Jason St John is pretty legit. At least he definitely used to be.
I can see both sides. There is an undeniable "joe" factor that will apply abuse to a piece of equipment that no down select or operator testing can accurately proof. The more poorly trained the user, the more abuse that equipment is going to experience. Joes will cram as many rifles as they can in a tough box, a trained operator will carry his NODs, radio, and pistol in a well padded 1750. Some people call the SF E7 " the most highly paid rifleman in the US Army" as a derogatory term but that selective training and experience does get you something.
I remember the propaganda of "the massive rate of failures" of the M4 coming out in 2005'ish. Quotes from Rangers in the account of QRF'ing at Roberts Ridge. "I got off the helicopter as we were taking fire and returned fire with two rounds and my rifle jammed. I pulled out a cleaning rod I carried for just this issue and cleared the rifle...". I remember reading that in a article that was making the case for the 416. There was a flurry of that stuff for a year or two before fading away. I remember reading that and being amazed at how my experience with the M4 was nothing even remotely close.
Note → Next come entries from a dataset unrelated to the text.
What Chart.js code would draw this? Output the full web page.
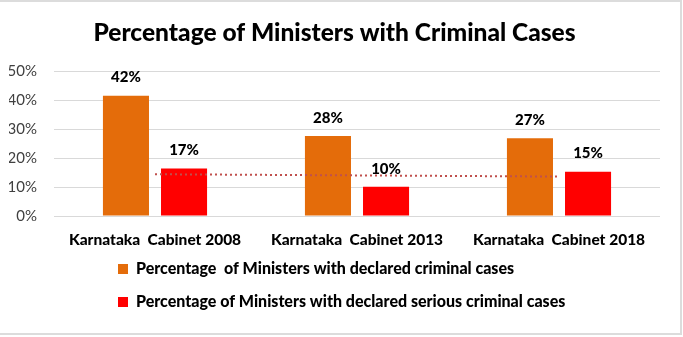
<!DOCTYPE html>
<html>
<head>
<meta charset="utf-8">
<script src="https://cdn.jsdelivr.net/npm/chart.js@4.4.1/dist/chart.umd.min.js"></script>
<style>
  html, body { margin: 0; padding: 0; background: #fff; }
  #wrap { position: relative; width: 683px; height: 337px; }
</style>
</head>
<body>
<div id="wrap"><canvas id="c" width="683" height="337"></canvas></div>
<script>
const categories = ["Karnataka  Cabinet 2008", "Karnataka  Cabinet 2013", "Karnataka  Cabinet 2018"];
const criminalCases = [41.5, 27.6, 26.8];
const seriousCases = [16.4, 10.1, 15.3];
const criminalLabels = ["42%", "28%", "27%"];
const seriousLabels = ["17%", "10%", "15%"];
const trendSerious = [14.4, 14.0, 13.6];
const seriesNames = ["Percentage  of Ministers with declared criminal cases", "Percentage of Ministers with declared serious criminal cases"];
const yTicks = [0, 10, 20, 30, 40, 50];

const FONT = "Lato, 'Open Sans', sans-serif";
const BOLD = '900';

const frame = {
  id: 'frame',
  beforeDraw(chart) {
    const ctx = chart.ctx;
    ctx.save();
    ctx.fillStyle = '#fff';
    ctx.fillRect(0, 0, chart.width, chart.height);
    ctx.strokeStyle = '#dcdcdc';
    ctx.lineWidth = 2;
    ctx.beginPath();
    ctx.moveTo(0, 1); ctx.lineTo(681, 1); ctx.lineTo(681, 334); ctx.lineTo(0, 334);
    ctx.stroke();
    ctx.restore();
  }
};

const legendShift = {
  id: 'legendShift',
  afterLayout(chart) {
    const l = chart.legend;
    const w = l.right - l.left;
    l.left = 101; l.right = 101 + w;
    l.top -= 20; l.bottom -= 20;
  }
};

const valueLabels = {
  id: 'valueLabels',
  afterDatasetsDraw(chart) {
    const ctx = chart.ctx;
    ctx.save();
    ctx.font = BOLD + " 15px " + FONT;
    ctx.fillStyle = '#000';
    ctx.textAlign = 'center';
    ctx.textBaseline = 'middle';
    const sets = [criminalLabels, seriousLabels];
    [0, 1].forEach(di => {
      const meta = chart.getDatasetMeta(di);
      meta.data.forEach((bar, i) => {
        ctx.fillText(sets[di][i], bar.x, bar.y - 18);
      });
    });
    ctx.restore();
  }
};

new Chart(document.getElementById('c'), {
  type: 'bar',
  data: {
    labels: categories,
    datasets: [
      { label: seriesNames[0], data: criminalCases, backgroundColor: '#E46C0A', order: 1,
        categoryPercentage: 0.575, barPercentage: 0.793 },
      { label: seriesNames[1], data: seriousCases, backgroundColor: '#FF0000', order: 1,
        categoryPercentage: 0.575, barPercentage: 0.793 },
      { type: 'line', label: 'trend', data: trendSerious, borderColor: '#C0504D', borderWidth: 2,
        borderDash: [2, 3], pointRadius: 0, fill: false, order: 0, tension: 0 }
    ]
  },
  options: {
    responsive: false,
    animation: false,
    devicePixelRatio: 1,
    layout: { padding: { left: 9, right: 23, top: 0, bottom: -3 } },
    plugins: {
      title: {
        display: true,
        text: 'Percentage of Ministers with Criminal Cases',
        color: '#000',
        font: { family: FONT, size: 24.5, weight: BOLD },
        padding: { top: 18, bottom: 23.6 }
      },
      legend: {
        position: 'bottom',
        align: 'start',
        labels: {
          filter: item => item.datasetIndex < 2,
          color: '#000',
          font: { family: FONT, size: 16, weight: BOLD },
          boxWidth: 10, boxHeight: 10,
          padding: 17
        }
      },
      tooltip: { enabled: false }
    },
    scales: {
      x: {
        grid: { display: false, drawTicks: false },
        border: { display: false },
        afterFit: axis => { axis.paddingLeft = 0; axis.paddingRight = 0; },
        ticks: { color: '#000', font: { family: FONT, size: 15.5, weight: BOLD }, padding: 14.7 }
      },
      y: {
        min: 0, max: 50,
        afterBuildTicks: axis => { axis.ticks = yTicks.map(v => ({ value: v })); },
        afterFit: axis => { axis.width = 45; },
        grid: { color: '#d9d9d9', drawTicks: false, lineWidth: 1 },
        border: { display: false },
        ticks: { color: '#404040', font: { family: FONT, size: 15 }, padding: 17,
          callback: v => v + '%' }
      }
    }
  },
  plugins: [frame, legendShift, valueLabels]
});
</script>
</body>
</html>
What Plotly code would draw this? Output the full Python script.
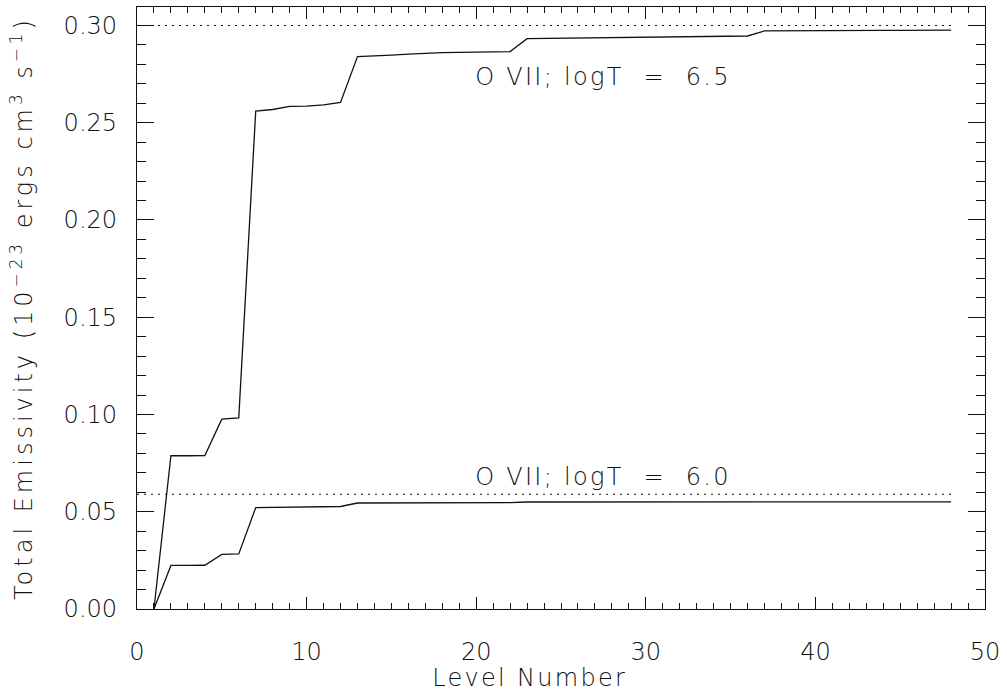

I do agree that we need to develop the next generation of weapon systems. Every major state is innovating at a rapid pace. If we think we're just going to stick with the M4 for the next 20 years we're going to be in a state of panic one day and forced to whip out some serious garbage in a reactionary emergency. Right now is not a time to stick your head in the sand when it comes to keeping up with the Joneses. I won't say the current process and cost of how we do that is perfect but it's not like there's a long line of really good credible, privately well funded companies generating the perfect rifle ready to hand it to DOD for free. I really don't have an extreme opinion of SIG one way or the other that people on this site seem to. I don't own a single gun of theirs. But I think they need to iterate in order to develop. When you read St Johns comments, he's absolutely right. Even if we decide to move away from a large frame platform and cartridge and have to start over, DOD needs to learn that lesson. Like a lot of things, success comes from learning from failure.
I wouldn't condemn either side and I also wouldn't get your panties in a wad over teething issues and a series of iterative improvements.
As far as a BN CSM writing a white or information paper, LMAO. Ain't no line BN CSM writing a report. Dudes got 99 problems but he ain't writing papers. And if he did, guess who he would use to do it? A CPT. AKA the " MK 1 MOD III prod generator".